Sun, Nov 11, 2018 - Page 5 News List

Dutch doctor facing first euthanasia prosecution for death of 74-year-old

AFP, THE HAGUE, Netherlands

Dutch authorities are prosecuting a doctor for euthanizing an elderly woman with dementia in the first case of its kind since the practice was legalized in 2002, officials said on Friday.

The female doctor, who was not named, allegedly put a sleeping drug into the 74-year-old woman’s coffee and had to ask her family to hold her down when she began to struggle.

The Netherlands and neighboring Belgium became the first countries in the world to legalize so-called mercy killing, but it can only be carried out by doctors and under very strict conditions.
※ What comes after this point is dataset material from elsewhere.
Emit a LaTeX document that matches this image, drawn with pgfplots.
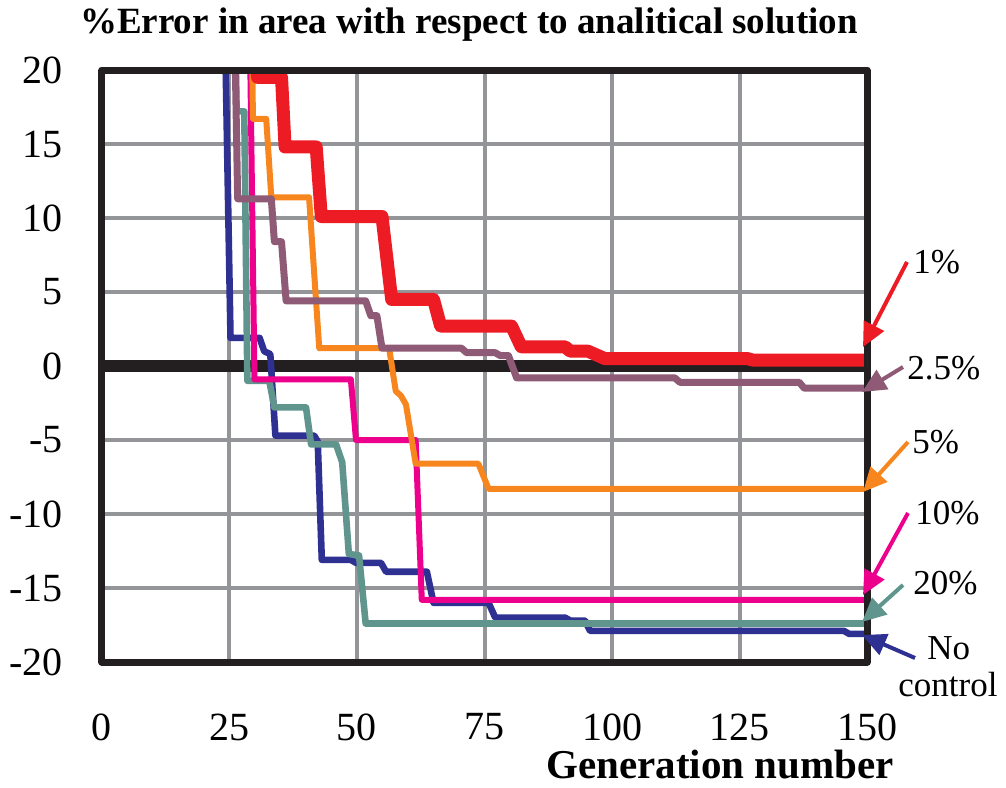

Prosecutors said the doctor in the case “overstepped the mark” with the nursing home patient, who had written a will saying that she wanted to die, but did not clearly say so at the time of her death.

“A nursing home doctor who performed euthanasia in April 2016 on a 74-year-old demented and incapacitated woman will be prosecuted,” the Dutch prosecution service said in a statement.

“This is the first time that the Dutch Public Prosecution Service will prosecute a doctor for euthanasia since the introduction of the Act on Termination of Life on Request and Assisted Suicide in 2002,” it added.

The doctor believed she had acted cautiously and “welcomes further guidance on the question of the wishes of incapacitated patients,” her spokesman was quoted as saying by the NOS public television channel. “She regrets, however, that she has been prosecuted for this.”

A regional euthanasia review board had said in a 2016 report that the doctor had put the sedative Dormicum into the woman’s coffee to ensure she was peaceful while the fatal drug was administered a few minutes later.

However, it found that the elderly woman stood up while the euthanasia drug was being injected, adding that “the patient’s family then helped to restrain the patient and the doctor quickly administered the rest.”

Prosecutors on Friday said that the woman’s will, drawn up several years before her admission to the nursing home, was “unclear and contradictory.”

“Although the woman had regularly stated that she wanted to die, on other occasions she had said that she did not want to die,” it added.